In general, I’m not a fan of plans. Just try reading the ones states submitted to receive an NCLB waiver–so many details, so little information on whether those detailed policies are actually improving student outcomes. But the Title I plans states would develop to comply with Alexander’s proposal could be far worse, lacking both detailed narrative and actual evidence to prove states meet key requirements.

That’s because, as my colleague Chad Aldeman pointed out (again), Alexander relies on assurances that states are holding up their end of the bargain, rather than demonstrations that they are (as NCLB requires). Assurances can be nothing more than promises—and the Secretary has few tools to enforce them in the new draft.

What does policymaking via assurance look like? Here’s a Cliff’s Notes version of a Title I state plan that could meet the requirements of Alexander’s proposal:

Dear Secretary,

Here in the 51st state, we have really great standards.  Our colleges pinky-promise that students who meet the standards won’t be placed in remediation.

Further, we have really great tests, even though a handful of districts are creating their own and our process for ensuring reliability or consistent scoring is half-baked. And we’re also only administering state tests in three grades, so that means there aren’t any statewide growth measures—just local ones, maybe, but we swear we’re keeping track of that.

Speaking of growth, we have an accountability system that’s super awesome. It’s based on a multiple measures dashboard (see attached 47-factor dashboard that helpfully breaks down information into an easily downloadable, 33-page, 10-font report for each school), that includes the four-year adjusted cohort graduation rate (since that’s the only detail the feds require), proficiency rates, and a bunch of other metrics.

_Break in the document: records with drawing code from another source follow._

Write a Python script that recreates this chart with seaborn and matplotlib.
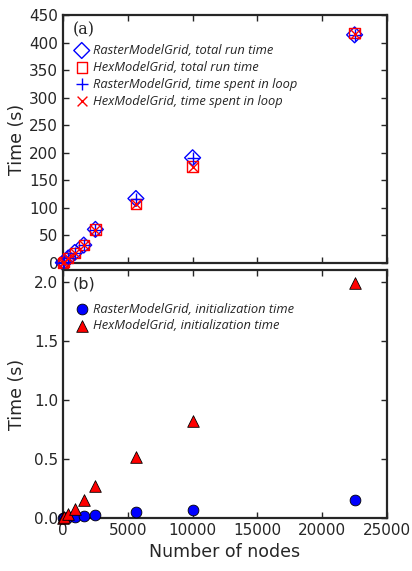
import numpy as np
import pandas as pd
import matplotlib
matplotlib.use("Agg")
import matplotlib.pyplot as plt
import seaborn as sns

nodes = [25, 100, 400, 900, 1600, 2500, 5625, 10000, 22500]
raster_total = [0.5, 2.2, 9.0, 19.0, 32.5, 61.0, 117.0, 191.0, 414.0]
hex_total = [0.5, 2.0, 8.5, 18.0, 33.0, 61.0, 107.0, 175.0, 417.0]
raster_loop = [0.4, 2.0, 8.7, 18.5, 32.0, 60.5, 116.0, 190.0, 413.0]
hex_loop = [0.4, 1.9, 8.2, 17.6, 32.5, 60.5, 106.5, 174.0, 416.0]
raster_init = [0.001, 0.003, 0.006, 0.010, 0.015, 0.025, 0.048, 0.070, 0.155]
hex_init = [0.002, 0.008, 0.034, 0.076, 0.155, 0.27, 0.52, 0.82, 1.99]

sns.set_style("ticks")
plt.rcParams.update({
    "font.family": ["DejaVu Sans"],
    "xtick.direction": "in", "ytick.direction": "in",
    "xtick.top": True, "ytick.right": True,
    "axes.linewidth": 1.6,
    "xtick.major.size": 4, "ytick.major.size": 4,
})

df = pd.DataFrame({"nodes": nodes, "raster_total": raster_total, "hex_total": hex_total,
                   "raster_loop": raster_loop, "hex_loop": hex_loop,
                   "raster_init": raster_init, "hex_init": hex_init})

fig = plt.figure(figsize=(4.12, 5.71), dpi=100)
W, H = 412, 571
axA = fig.add_axes([63 / W, 1 - 263 / H, (387 - 63) / W, (263 - 15) / H])
axB = fig.add_axes([63 / W, 1 - 518 / H, (387 - 63) / W, (518 - 270) / H])

common = dict(clip_on=False, zorder=5)
sns.scatterplot(data=df, x="nodes", y="raster_total", ax=axA, marker="D", s=65,
                facecolors="none", edgecolor="blue", linewidth=1.0,
                label="RasterModelGrid, total run time", **common)
sns.scatterplot(data=df, x="nodes", y="hex_total", ax=axA, marker="s", s=55,
                facecolors="none", edgecolor="red", linewidth=1.0,
                label="HexModelGrid, total run time", **common)
sns.scatterplot(data=df, x="nodes", y="raster_loop", ax=axA, marker="+", s=80,
                color="blue", linewidth=1.0,
                label="RasterModelGrid, time spent in loop", **common)
sns.scatterplot(data=df, x="nodes", y="hex_loop", ax=axA, marker="x", s=50,
                color="red", linewidth=1.0,
                label="HexModelGrid, time spent in loop", **common)

sns.scatterplot(data=df, x="nodes", y="raster_init", ax=axB, marker="o", s=60,
                color="blue", edgecolor="black", linewidth=0.6,
                label="RasterModelGrid, initialization time", **common)
sns.scatterplot(data=df, x="nodes", y="hex_init", ax=axB, marker="^", s=70,
                color="red", edgecolor="black", linewidth=0.6,
                label="HexModelGrid, initialization time", **common)

for ax in (axA, axB):
    ax.set_xlim(0, 25000)
    ax.set_xticks([0, 5000, 10000, 15000, 20000, 25000])
    ax.tick_params(labelsize=11, width=1)
    ax.set_ylabel("Time (s)", fontsize=12.5)
    ax.yaxis.set_label_coords(-0.115, 0.5)
    for sp in ax.spines.values():
        sp.set_visible(True)

axA.set_ylim(0, 450)
axA.set_yticks(np.arange(0, 451, 50))
axA.set_xticklabels([])
axA.set_xlabel("")
axB.set_ylim(0, 2.1)
axB.set_yticks([0.0, 0.5, 1.0, 1.5, 2.0])
axB.set_yticklabels(["0.0", "0.5", "1.0", "1.5", "2.0"])
axB.set_xlabel("Number of nodes", fontsize=12.5)

legfont = {"family": "Open Sans", "style": "italic", "size": 9.3}
axA.legend(loc="upper left", bbox_to_anchor=(0.0, 0.92), frameon=False, prop=legfont,
           handletextpad=0.1, labelspacing=0.3, borderaxespad=0.3, handlelength=1.5)
axB.legend(loc="upper left", bbox_to_anchor=(0.0, 0.905), frameon=False, prop=legfont,
           handletextpad=0.1, labelspacing=0.3, borderaxespad=0.3, handlelength=1.5)

axA.text(0.03, 0.975, "(a)", transform=axA.transAxes, fontsize=11.5,
         family="DejaVu Serif", va="top", ha="left")
axB.text(0.03, 0.975, "(b)", transform=axB.transAxes, fontsize=11.5,
         va="top", ha="left")

fig.savefig("out.png", dpi=100)
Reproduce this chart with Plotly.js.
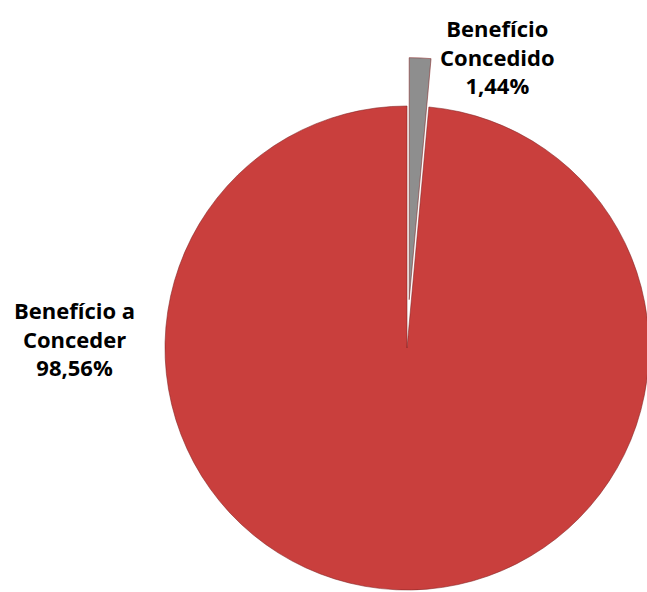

And if we do find that some Title I schools are low-performing—and we’re not saying that they are—we promise that our districts are working hard to improve them. We don’t know if those efforts are based on science or research, but we’re sure you don’t mind.

Keep an eye out for our report cards!

Sincerely, 51st State

Alexander’s draft bill may appear to keep at least some key elements of federal policy intact: challenging standards, testing, school ratings, improvement strategies, and so forth. But thanks to the reliance on assurances, its Title I provisions are merely options masquerading as enforceable requirements.

It just goes to show, the only thing worse than a plan… is a really bad one.